Seine Erregung wird über die ganze Welt verbreitet und es findet jede erdenkliche Antwort, doch nicht das Containment einer Beziehung, keinen menschlichen Körper, sondern nur einen kalten Computer, der das Kind nicht umarmen kann. Aus der unbeschränkten Erregung wird Angst. Diese Angst ist verstörend, und um sie nicht spüren zu müssen, muss der Körper desensibilisiert werden. Aus diesem Grund haben wir es heute mit so vielen Angststörungen (wie Panikattacken7, PTBS etc.) zu tun, mit Schwierigkeiten, Bindungen einzugehen, mit Pathologien im Zusammenhang mit der virtuellen Welt, mit körperbezogener Desensibilisierung. Unsere PatientInnen, besonders die Jüngsten unter ihnen (wie jeder weiß, der mit Jugendlichen oder jungen Paaren arbeitet) sagen Dinge zu uns wie: »Ich hatte das erste Mal mit einem Jungen Sex, doch ich habe nichts dabei gefühlt«, »Online in einem Chat fühle ich mich frei, aber ich weiß nicht, worüber ich mit meiner Freundin reden soll«, »Niemand interessiert mich so wirklich« oder »In unseren Flitterwochen hat mir mein Ehemann gesagt, dass er schon lange mit einer anderen Frau zusammen ist.« Es treten Formen des Unwohlseins auf, die mit einer Gefühllosigkeit des Körpers im Zusammenhang stehen, wie sie in der Beziehung auftritt.

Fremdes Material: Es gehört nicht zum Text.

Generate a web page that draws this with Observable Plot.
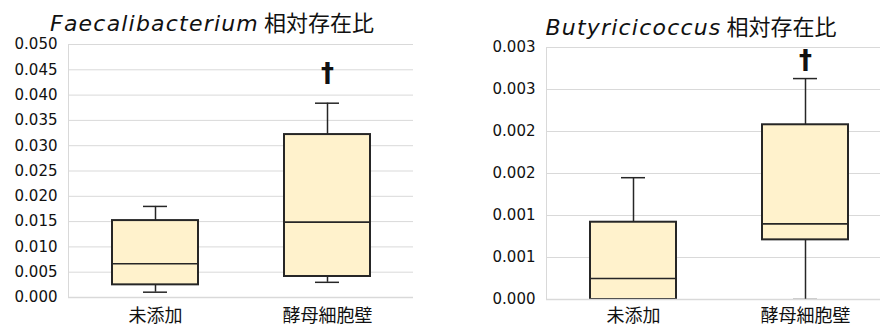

Die TherapeutIn reagiert darauf, indem sie den physiologischen Prozess des Kontaktes (das Es der Situation, wie Robine (2006a) es ausdrückt) fördert: »Atmen Sie und fühlen Sie, was an der Grenze passiert«. Außerdem unterstützt sie den Hintergrund des Erlebens: Sie findet heraus, wie (durch welche Kontaktmodalität) die PatientIn die Gestalt (oder das Problem) aufrechterhält. Mit anderen Worten: Die TherapeutIn konzentriert sich nun auf die Unterstützung des Kontaktprozesses, und zwar an dem Punkt, wo sie einst ihre Aufmerksamkeit auf die Unterstützung einer egoistischen Individualität richten musste, damit sie sich gegen andere Individualitäten durchsetzen konnte. Man könnte es auch so ausdrücken: Wenn gesund zu sein früher implizierte, herauszufinden, warum jemand gewinnt und siegreich aus dem Lebenskampf hervorgeht, so bedeutet es heute, die Wärme in intimen Beziehungen und die emotionale und körperliche Reaktion auf den/die Andere(n) zu erleben. In Gruppen unterstützt die TherapeutIn jene harmonische Selbstregulierung, die beim (Er)Leben eines horizontalen (gleichwertigen) Kontexts entsteht, in dem man atmen und sich gegenseitig Unterstützung bieten kann.